DT change pdfs in a way they can't be indexed by some libraries

vixxovs · December 25, 2022, 3:28pm

Hi
Since I’m a Obsidian user too, I was trying to index with this plugin, GitHub - scambier/obsidian-omnisearch: A search engine that "just works" for Obsidian. Includes OCR and PDF indexing. that uses the “minisearch” library, few pdfs.
I noticed that when I use pdfs exported from the Devonthink database the library fail to index them, the same, pdf but kept outside Devonthink, is correctly indexed.

These pdfs are both not ocred, ocred in DT or ocred with other software so It doesn’t relate with the nature of the pdf but with being through DT.

How can I avoid this? I would like to keep my pdfs fully compatible even if I export them out of DT.

Thanks

chrillek · December 25, 2022, 3:46pm

I seriously doubt that. Can you open the PDFs in other apps? Does the software you’re using report any errors?

vixxovs · December 25, 2022, 3:49pm

I’m sure of this, tested with multiple pdfs with different nature, It can be easy replicable with obsidian and that popular addon.
Other apps don’t look like they suffer from this issue but this library in particular can’t index the text inside the pdf.

chrillek · December 25, 2022, 4:57pm

And why wouldn’t the Problem be with the library? Again: do you get any error message and what exactly does “can’t index” mean?

vixxovs · December 25, 2022, 5:12pm

@chrillek I correctly reported other dt bugs in the past so I’m not here in first instance.
Before here I talked with the plugin developer ( here: [BUG] can't index and find inside pdfs · Issue #163 · scambier/obsidian-omnisearch · GitHub ), in the discussion you can find a report of the “error”. As “indexing” I’m referring to the possibility to read text inside the pdf in order to search for specific words.
I didn’t think the problem was in the library because the same pdfs don’t suffer the same problem if they do not transit inside DT so I was wondering what DT changes in pdf structure.

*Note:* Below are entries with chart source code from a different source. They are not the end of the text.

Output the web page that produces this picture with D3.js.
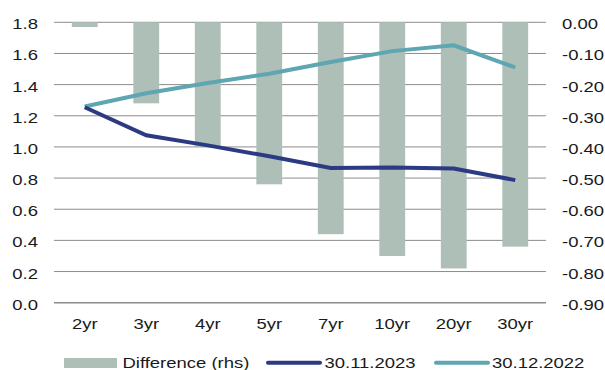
<!DOCTYPE html>
<html>
<head>
<meta charset="utf-8">
<script src="https://cdn.jsdelivr.net/npm/d3@7"></script>
<style>
  html, body { margin: 0; padding: 0; background: #fff; }
  svg { display: block; }
  text { font-family: "Liberation Sans", Arial, sans-serif; font-size: 14px; fill: #1a1a1a; }
</style>
</head>
<body>
<svg id="chart" width="605" height="370"></svg>
<script>
// Curve tenors
const categories = ["2yr", "3yr", "4yr", "5yr", "7yr", "10yr", "20yr", "30yr"];
// Yields (lhs)
const nov2023 = [1.255, 1.075, 1.01, 0.94, 0.865, 0.868, 0.862, 0.787];
const dec2022 = [1.26, 1.345, 1.41, 1.47, 1.545, 1.615, 1.652, 1.51];
// Difference (rhs)
const difference = [-0.015, -0.26, -0.40, -0.52, -0.68, -0.75, -0.79, -0.72];
// Axis ticks
const leftTicks = [0, 0.2, 0.4, 0.6, 0.8, 1.0, 1.2, 1.4, 1.6, 1.8];
const rightTicks = [0, -0.1, -0.2, -0.3, -0.4, -0.5, -0.6, -0.7, -0.8, -0.9];
const seriesNames = ["Difference (rhs)", "30.11.2023", "30.12.2022"];

const colors = { bar: "#adbfb7", nov: "#2c3a84", dec: "#5ea6b2", grid: "#8c8c8c" };
const SX = 1.32; // horizontal stretch of the typeface

const svg = d3.select("#chart");
const plot = { left: 54, right: 546, top: 22.3, bottom: 302.7 };

const x = d3.scaleBand().domain(categories)
  .range([plot.left, plot.right]).paddingInner(0.58).paddingOuter(0.29);
const yL = d3.scaleLinear().domain([0, 1.8]).range([plot.bottom, plot.top]);
const yR = d3.scaleLinear().domain([-0.9, 0]).range([plot.bottom, plot.top]);
const cx = d => x(d) + x.bandwidth() / 2;

function label(g, px, py, str, anchor) {
  return g.append("text")
    .attr("transform", `translate(${px},${py}) scale(${SX},1)`)
    .attr("text-anchor", anchor)
    .text(str);
}

// Gridlines
svg.append("g").selectAll("line").data(leftTicks).join("line")
  .attr("x1", plot.left).attr("x2", plot.right)
  .attr("y1", d => yL(d)).attr("y2", d => yL(d))
  .attr("stroke", colors.grid).attr("stroke-width", d => d === 0 ? 1.5 : 1);

// Difference bars hanging from zero on the right axis
svg.append("g").selectAll("rect").data(categories).join("rect")
  .attr("x", d => x(d))
  .attr("width", x.bandwidth())
  .attr("y", yR(0))
  .attr("height", (d, i) => yR(difference[i]) - yR(0))
  .attr("fill", colors.bar);

// Yield curves
const line = d3.line().x((d, i) => cx(categories[i]));
svg.append("path").datum(dec2022)
  .attr("d", line.y(d => yL(d)))
  .attr("fill", "none").attr("stroke", colors.dec).attr("stroke-width", 4);
svg.append("path").datum(nov2023)
  .attr("d", line.y(d => yL(d)))
  .attr("fill", "none").attr("stroke", colors.nov).attr("stroke-width", 4);

// Left axis labels
const gl = svg.append("g");
leftTicks.forEach(t => label(gl, 38, yL(t) + 7, d3.format(".1f")(t), "end"));
// Right axis labels
const gr = svg.append("g");
rightTicks.forEach(t => label(gr, 562, yR(t) + 7, t === 0 ? "0.00" : d3.format(".2f")(t).replace("−", "-"), "start"));
// Category labels
const gx = svg.append("g");
categories.forEach(c => label(gx, cx(c), 329, c, "middle"));

// Legend
const lg = svg.append("g");
lg.append("rect").attr("x", 64).attr("y", 358).attr("width", 53).attr("height", 10).attr("fill", colors.bar);
label(lg, 122.5, 368, seriesNames[0], "start");
lg.append("line").attr("x1", 268).attr("x2", 320).attr("y1", 362.7).attr("y2", 362.7)
  .attr("stroke", colors.nov).attr("stroke-width", 4).attr("stroke-linecap", "round");
label(lg, 324.5, 368, seriesNames[1], "start");
lg.append("line").attr("x1", 436).attr("x2", 488).attr("y1", 362.7).attr("y2", 362.7)
  .attr("stroke", colors.dec).attr("stroke-width", 4).attr("stroke-linecap", "round");
label(lg, 492, 368, seriesNames[2], "start");
</script>
</body>
</html>
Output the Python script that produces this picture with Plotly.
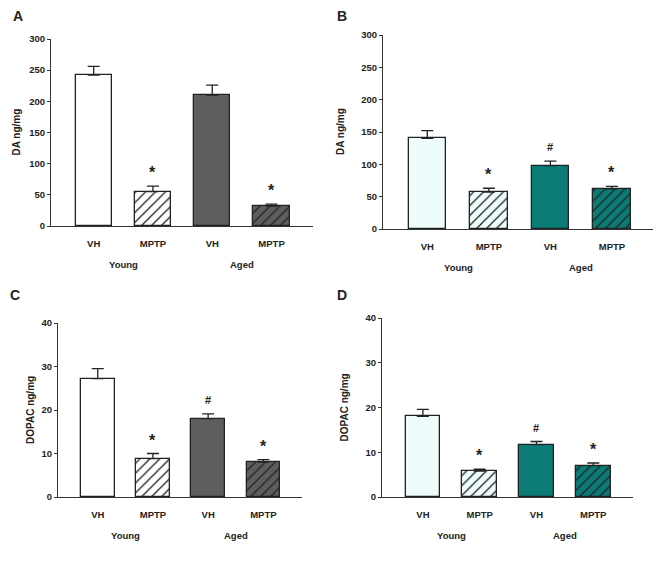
import plotly.graph_objects as go

OFF = 8  # page body margin in the browser
W, H = 661 - OFF, 568 - OFF

conditions = ["VH", "MPTP", "VH", "MPTP"]
groups = ["Young", "Aged"]

da_gray = [242, 55, 210, 32]
da_gray_err = [14, 9, 16, 3]
da_teal = [140, 57, 98, 62]
da_teal_err = [12, 6, 7, 4]
dopac_gray = [27.2, 8.8, 18.0, 8.0]
dopac_gray_err = [2.3, 1.2, 1.1, 0.6]
dopac_teal = [18.0, 5.8, 11.7, 7.0]
dopac_teal_err = [1.6, 0.4, 0.7, 0.6]

sig_A = ["", "*", "", "*"]
sig_B = ["", "*", "#", "*"]
sig_C = ["", "*", "#", "*"]
sig_D = ["", "*", "#", "*"]

gray_colors = ["#ffffff", "#ffffff", "#5e5e5e", "#5e5e5e"]
teal_colors = ["#eefcfc", "#eefcfc", "#0b7b75", "#0b7b75"]
hatch = ["", "/", "", "/"]

# panel pixel geometry in the reference: (x_axis_left, x_axis_right, y_bottom, y_top)
panels = [
    dict(name="A", vals=da_gray, err=da_gray_err, colors=gray_colors, sig=sig_A,
         ytitle="DA ng/mg", yr=300, dt=50, px=(51, 313, 226, 39), lab=(11, 16), tx=16),
    dict(name="B", vals=da_teal, err=da_teal_err, colors=teal_colors, sig=sig_B,
         ytitle="DA ng/mg", yr=300, dt=50, px=(383, 655, 229, 35), lab=(335, 16), tx=340),
    dict(name="C", vals=dopac_gray, err=dopac_gray_err, colors=gray_colors, sig=sig_C,
         ytitle="DOPAC ng/mg", yr=40, dt=10, px=(58, 302, 497, 323), lab=(8, 295), tx=30),
    dict(name="D", vals=dopac_teal, err=dopac_teal_err, colors=teal_colors, sig=sig_D,
         ytitle="DOPAC ng/mg", yr=40, dt=10, px=(382, 633, 497, 318), lab=(335, 295), tx=344),
]


def fx(px):
    return (px - OFF) / W


def fy(py):
    return 1 - (py - OFF) / H


XR = [-0.72, 3.7]
xpos = [0, 1, 2, 3]

fig = go.Figure()
font = dict(family="Liberation Sans, Arial", color="#222222")

for i, p in enumerate(panels):
    n = i + 1
    xa = "x" if n == 1 else f"x{n}"
    ya = "y" if n == 1 else f"y{n}"
    xl, xr, yb, yt = p["px"]
    for j in range(4):
        c = p["colors"][j]
        fig.add_trace(go.Bar(
            x=[xpos[j]], y=[p["vals"][j]], width=0.61, xaxis=xa, yaxis=ya,
            marker=dict(color=c, line=dict(color="#222222", width=1.3),
                        pattern=dict(shape=hatch[j], fgcolor="#222222", bgcolor=c,
                                     size=7, solidity=0.18, fillmode="replace")),
            error_y=dict(type="data", array=[p["err"][j]], arrayminus=[0], symmetric=False,
                         color="#222222", thickness=1.3, width=6),
            showlegend=False, hoverinfo="skip",
        ))
    xkey = "xaxis" if n == 1 else f"xaxis{n}"
    ykey = "yaxis" if n == 1 else f"yaxis{n}"
    fig.update_layout({
        xkey: dict(domain=[fx(xl), fx(xr)], range=XR, anchor=ya, showgrid=False,
                   zeroline=False, showline=True, linecolor="#333333", linewidth=1.2,
                   tickvals=xpos, ticktext=conditions, ticks="", ticklabelstandoff=8,
                   tickfont=dict(size=9.5, weight="bold", **font), fixedrange=True,
                   automargin=False),
        ykey: dict(domain=[fy(yb), fy(yt)], range=[0, p["yr"]], anchor=xa,
                   dtick=p["dt"], showgrid=False, zeroline=False, showline=True,
                   linecolor="#333333", linewidth=1.2, ticks="outside", ticklen=3,
                   tickcolor="#333333", tickfont=dict(size=9.5, weight="bold", **font),
                   fixedrange=True, automargin=False),
    })
    for j, s in enumerate(p["sig"]):
        if s:
            fig.add_annotation(x=xpos[j], y=p["vals"][j] + p["err"][j], xref=xa, yref=ya,
                               text=f"<b>{s}</b>", showarrow=False, yanchor="bottom",
                               yshift=3 if s == "*" else 6,
                               font=dict(size=16 if s == "*" else 11, **font))
    for g, gx in zip(groups, [0.5, 2.5]):
        fig.add_annotation(x=gx, y=0, xref=xa, yref=ya, text=f"<b>{g}</b>", showarrow=False,
                           yanchor="top", yshift=-31, font=dict(size=9.5, **font))
    fig.add_annotation(x=fx(p["tx"]), y=fy((yb + yt) / 2), xref="paper", yref="paper",
                       text=f"<b>{p['ytitle']}</b>", textangle=-90, showarrow=False,
                       xanchor="center", yanchor="middle",
                       font=dict(size=10, **font))
    fig.add_annotation(x=fx(p["lab"][0]), y=fy(p["lab"][1]), xref="paper", yref="paper",
                       text=f"<b>{p['name']}</b>", showarrow=False, xanchor="left",
                       yanchor="middle", font=dict(size=14, **font))

fig.update_layout(width=W, height=H, margin=dict(l=0, r=0, t=0, b=0, autoexpand=False),
                  paper_bgcolor="white", plot_bgcolor="white", bargap=0, barmode="overlay")
fig.write_html("out.html")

chrillek · December 25, 2022, 5:49pm

Well, we’re talking about this issue. And after I read through the issue thread on GitHub, I still don’t see why that’s a DT problem. You said yourself that other apps can find and use the text layer in your PDF. So, it seems quite obvious to me that this library can’t find the text layer. Others can.

I’d suggest that you create a single, reproducible case where
– a PDF is indexable by this Obsidian plug-in outside of DT (where exactly is it residing, then?)
– import the same PDF into PDF and then export it again with a different name into the same folder as the original one.
Now, run cksum -l original.pdf transited.pdf in Terminal – what is the result? If the results are different for the two files, DT did something to them. Otherwise, it didn’t.
In addition, you might want to run xattr -l original.pdf transited.pdf in Terminal as well.

Now check if the plug-in can index the second file, i.e. the one that you exported from DT.

vixxovs · December 26, 2022, 10:11am

Tested with few pdfs, here’s an example output of checksum:

chrillek · December 26, 2022, 10:43am

Indeed. Weirdly enough, drag&drop does not change the file. I.e., if you drag the file from DT to its new destination, it should remain the same.

I’ll open a new thread focusing on this difference.